Think full employment program for geologists and their students.
The SRIA has funded, in part or in whole, at least two such studies of Santa Rosa Sound, alone, in the last ten years. One of them supposedly was intended to measure the effects of a first-ever sand renourishment project along Quietwater Beach. Nothing but a preliminary report ever came of it. The final report (if there was one) has never been released to the public.
The Corps of Engineers launched a major study of island erosion after Hurricane Opal, and a second one in July 2001, in preparation for the Gulf-side sand renourishment project of 2002-03. Results? Who knows? It's not even clear if there was a final report.
The National Science Foundation gave a 5-year grant to Louisiana State University coastal morphologist Dr. Greg Stone after Hurricane Opal. He released a detailed final report in March, 2001. Among other things, it includes surveys -- right down to the centimeter -- of sand deposition and erosion on Pensacola Beach from the time of Hurricane Fredric (1979) through Hurricane Georges (1998). Want to wager if any board member on the Santa Rosa Island Authority or the Escambia County Commission has read it?
The State of Florida issued both a preliminary and a final coastal erosion report covering the same topic after Hurricanes Opal and Erin in '95. Odds are no one in any department of Escambia County could find a copy if you gave them a week.
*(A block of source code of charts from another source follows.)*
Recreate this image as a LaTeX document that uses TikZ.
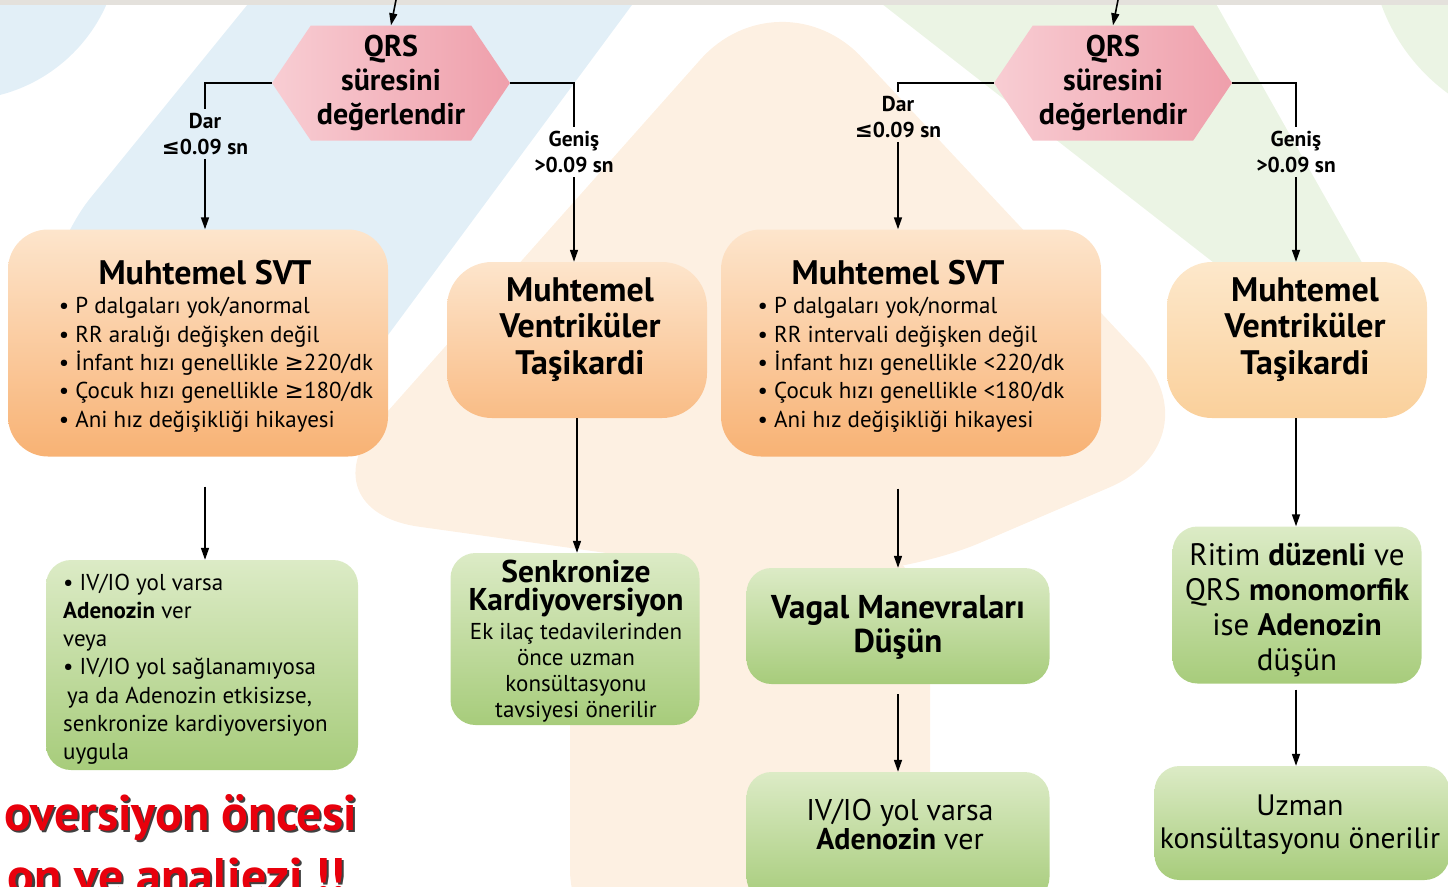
\documentclass[tikz,border=0pt]{standalone}
\usepackage{fontspec}
\setmainfont{PT Sans}
\newfontfamily\symf{DejaVu Sans}
\usetikzlibrary{positioning,shapes.symbols,arrows.meta}

\definecolor{bgblue}{HTML}{E2EFF7}
\definecolor{bgpeach}{HTML}{FDF0E2}
\definecolor{bggreen}{HTML}{EBF4E4}
\definecolor{bggray}{HTML}{E4E1DC}
\definecolor{qrsL}{HTML}{F8CDD3}
\definecolor{qrsR}{HTML}{EF9FAB}
\definecolor{svtT}{HTML}{FDE5CC}
\definecolor{svtB}{HTML}{F8B274}
\definecolor{vtT}{HTML}{FDE8CB}
\definecolor{vtB}{HTML}{FAD09B}
\definecolor{grT}{HTML}{DCEBC6}
\definecolor{grB}{HTML}{A7CC7B}
\definecolor{warnred}{HTML}{E8000C}

\newcommand\lesign{{\symf ≤}}
\newcommand\gesign{{\symf ≥}}
\newcommand\fsqrs{\fontsize{30}{34}\selectfont\bfseries}
\newcommand\fstitle{\fontsize{34}{34}\selectfont\bfseries}
\newcommand\fsbody{\fontsize{23}{28.3}\selectfont}
\newcommand\fslabel{\fontsize{21.5}{26}\selectfont\bfseries}

\tikzset{
  link/.style={line width=1.6pt},
  arr/.style={line width=1.6pt, -{Triangle[length=12pt,width=8pt]}},
  qrsbox/.style={signal, signal to=west and east, signal pointer angle=112,
    minimum width=238pt, minimum height=115pt, inner sep=0pt,
    left color=qrsL, right color=qrsR, align=center, font=\fsqrs},
  svtbox/.style={rounded corners=40pt, minimum width=380pt, minimum height=227pt,
    top color=svtT, bottom color=svtB},
  vtbox/.style={rounded corners=45pt, minimum width=260pt, minimum height=156pt,
    top color=svtT, bottom color=svtB!80!svtT},
  grbox/.style={rounded corners=25pt, top color=grT, bottom color=grB},
  txt/.style={anchor=base, inner sep=0pt},
  lbl/.style={align=center, font=\fslabel, inner sep=4pt},
  warn/.style={anchor=base east, text=warnred, font=\fontsize{50}{50}\selectfont\bfseries, inner sep=0pt}
}

\begin{document}
\begin{tikzpicture}[x=1pt,y=-1pt]
  \useasboundingbox (0,0) rectangle (1448,886);

  % Background bands
  \fill[bgblue] (-40,-60) circle (160pt);
  \fill[bgblue, rounded corners=80pt] (300,-60) -- (680,-60) -- (340,400) -- (40,400) -- (40,260) -- cycle;
  \fill[bgpeach, rounded corners=120pt] (780,-30) -- (1220,440) -- (870,590) -- (300,510) -- cycle;
  \fill[bgpeach, rounded corners=90pt] (570,540) rectangle (930,960);
  \fill[bggreen, rounded corners=60pt] (800,-60) -- (1180,-60) -- (1400,330) -- (1300,330) -- cycle;
  \fill[bggreen] (1560,-60) circle (190pt);
  \fill[bggray] (0,0) rectangle (1448,5);

  % Left branch
  \coordinate (inA) at (396,0);
  \node[qrsbox] (qrsA) at (391,83) {QRS\\süresini\\değerlendir};
  \node[lbl] (darA) at (205,134) {Dar\\\lesign0.09 sn};
  \node[lbl] (genA) at (574,152) {Geniş\\>0.09 sn};
  \node[svtbox] (svtA) at (198,343) {};
  \node[txt, font=\fsbody] (svtAt) at (216,284) {\begin{tabular}[t]{@{}l@{}}
      \multicolumn{1}{@{}c@{}}{\fstitle Muhtemel SVT\hspace*{22pt}}\\[1.5pt]
      • P dalgaları yok/anormal\\
      • RR aralığı değişken değil\\
      • İnfant hızı genellikle \gesign220/dk\\
      • Çocuk hızı genellikle \gesign180/dk\\
      • Ani hız değişikliği hikayesi
    \end{tabular}};
  \node[vtbox] (vtA) at (577,340) {};
  \node[txt, font=\fontsize{34}{36.5}\selectfont\bfseries] (vtAt) at (580,301)
    {\begin{tabular}[t]{@{}c@{}}Muhtemel\\Ventriküler\\Taşikardi\end{tabular}};
  \node[grbox, minimum width=312pt, minimum height=210pt] (advA) at (202,665) {};
  \node[txt, anchor=base west, font=\fsbody] (advAt) at (63,590) {\begin{tabular}[t]{@{}l@{}}
      • IV/IO yol varsa\\
      \textbf{Adenozin} ver\\
      veya\\
      • IV/IO yol sağlanamıyosa\\
      \hspace*{4pt}ya da Adenozin etkisizse,\\
      senkronize kardiyoversiyon\\
      uygula
    \end{tabular}};
  \node[grbox, minimum width=249pt, minimum height=172pt] (kvA) at (575,639) {};
  \node[txt, font=\fontsize{23}{26}\selectfont] (kvAt) at (576,582) {\begin{tabular}[t]{@{}c@{}}
      {\fontsize{31.5}{29}\selectfont\bfseries Senkronize}\\[-2pt]
      {\fontsize{31.5}{29}\selectfont\bfseries Kardiyoversiyon}\\[3pt]
      Ek ilaç tedavilerinden\\önce uzman\\konsültasyonu\\tavsiyesi önerilir
    \end{tabular}};

  \draw[arr] (inA) -- (qrsA.north);
  \draw[link] (qrsA.west) -| (darA.north);
  \draw[arr] (darA.south) -- (darA.south |- svtA.north);
  \draw[link] (qrsA.east) -| (genA.north);
  \draw[arr] (genA.south) -- (genA.south |- vtA.north);
  \draw[arr, shorten <=30pt] (darA.south |- svtA.south) -- (darA.south |- advA.north);
  \draw[arr] (vtA.south) -- (vtA.south |- kvA.north);

  % Right branch
  \coordinate (inB) at (1118,0);
  \node[qrsbox] (qrsB) at (1113,83) {QRS\\süresini\\değerlendir};
  \node[lbl] (darB) at (898,117) {Dar\\\lesign0.09 sn};
  \node[lbl] (genB) at (1296,152) {Geniş\\>0.09 sn};
  \node[svtbox] (svtB) at (911,343) {};
  \node[txt, font=\fsbody] (svtBt) at (911,284) {\begin{tabular}[t]{@{}l@{}}
      \multicolumn{1}{@{}c@{}}{\fstitle Muhtemel SVT\hspace*{26pt}}\\[1.5pt]
      • P dalgaları yok/normal\\
      • RR intervali değişken değil\\
      • İnfant hızı genellikle <220/dk\\
      • Çocuk hızı genellikle <180/dk\\
      • Ani hız değişikliği hikayesi
    \end{tabular}};
  \node[vtbox, top color=vtT, bottom color=vtB] (vtB) at (1297,340) {};
  \node[txt, font=\fontsize{34}{36.5}\selectfont\bfseries] (vtBt) at (1305,301)
    {\begin{tabular}[t]{@{}c@{}}Muhtemel\\Ventriküler\\Taşikardi\end{tabular}};
  \node[grbox, minimum width=303pt, minimum height=116pt] (vagB) at (898,626) {};
  \node[txt, font=\fontsize{33}{34}\selectfont\bfseries] (vagBt) at (898,618)
    {\begin{tabular}[t]{@{}c@{}}Vagal Manevraları\\Düşün\end{tabular}};
  \node[grbox, minimum width=303pt, minimum height=130pt] (adnB) at (898,837) {};
  \node[txt, font=\fontsize{30}{28}\selectfont] (adnBt) at (900,820)
    {\begin{tabular}[t]{@{}c@{}}IV/IO yol varsa\\\textbf{Adenozin} ver\end{tabular}};
  \node[grbox, minimum width=249pt, minimum height=157pt] (ritB) at (1297,605) {};
  \node[txt, font=\fontsize{31}{35}\selectfont] (ritBt) at (1297,565)
    {\begin{tabular}[t]{@{}c@{}}Ritim \textbf{düzenli} ve\\QRS \textbf{monomorfik}\\ise \textbf{Adenozin}\\düşün\end{tabular}};
  \node[grbox, minimum width=295pt, minimum height=114pt] (uzmB) at (1302,823) {};
  \node[txt, font=\fontsize{29.5}{33}\selectfont] (uzmBt) at (1300,815)
    {\begin{tabular}[t]{@{}c@{}}Uzman\\konsültasyonu önerilir\end{tabular}};

  \draw[arr] (inB) -- (qrsB.north);
  \draw[link] (qrsB.west) -| (darB.north);
  \draw[arr] (darB.south) -- (darB.south |- svtB.north);
  \draw[link] (qrsB.east) -| (genB.north);
  \draw[arr] (genB.south) -- (genB.south |- vtB.north);
  \draw[arr, shorten <=32pt] (darB.south |- svtB.south) -- (darB.south |- vagB.north);
  \draw[arr, shorten <=10pt] (vagB.south) -- (adnB.north);
  \draw[arr] (genB.south |- vtB.south) -- (genB.south |- ritB.north);
  \draw[arr, shorten <=6pt] (genB.south |- ritB.south) -- (genB.south |- uzmB.north);

  % Warning text, cut by the page edge
  \node[warn, text=black!75] (warnAs) at (359,832) {oversiyon öncesi};
  \node[warn] (warnA) at (357,830) {oversiyon öncesi};
  \node[warn, text=black!75] (warnBs) at (347,895) {on ve analjezi !!};
  \node[warn] (warnB) at (345,893) {on ve analjezi !!};
\end{tikzpicture}
\end{document}
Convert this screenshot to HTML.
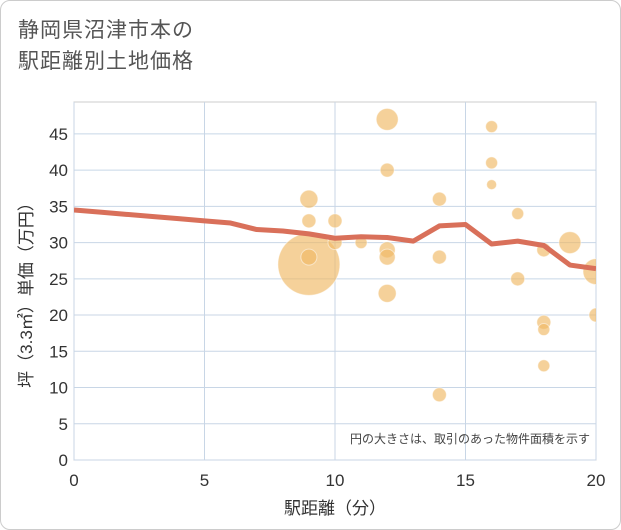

Another Florida agency regularly compiles erosion data on all Florida coastal lands using aerial and GPS satellite measuring devices. They visit every coastal area in the state at least once every five years, often more frequently. Results then are compared with earlier data, resulting in a detailed analysis of erosion changes over time. (The team last visited Pensacola Beach in the summer of '04, just before the up-tic in hurricanes began.)
And through it all, island government, county officials, and state licensing agencies continue to authorize new construction on the coast, bulkheads, seawalls, rip-rap, rock revetments, ever longer piers jutting into intercoastal waterways, and other counter productive thumbs- in-the-dike.
Today's News Journal article quotes beach resident Charlie Thompson's observation that the Soundside erosion he sees all around him is "strange." But there's no mystery to it.
We study and we study and we study. But we never learn.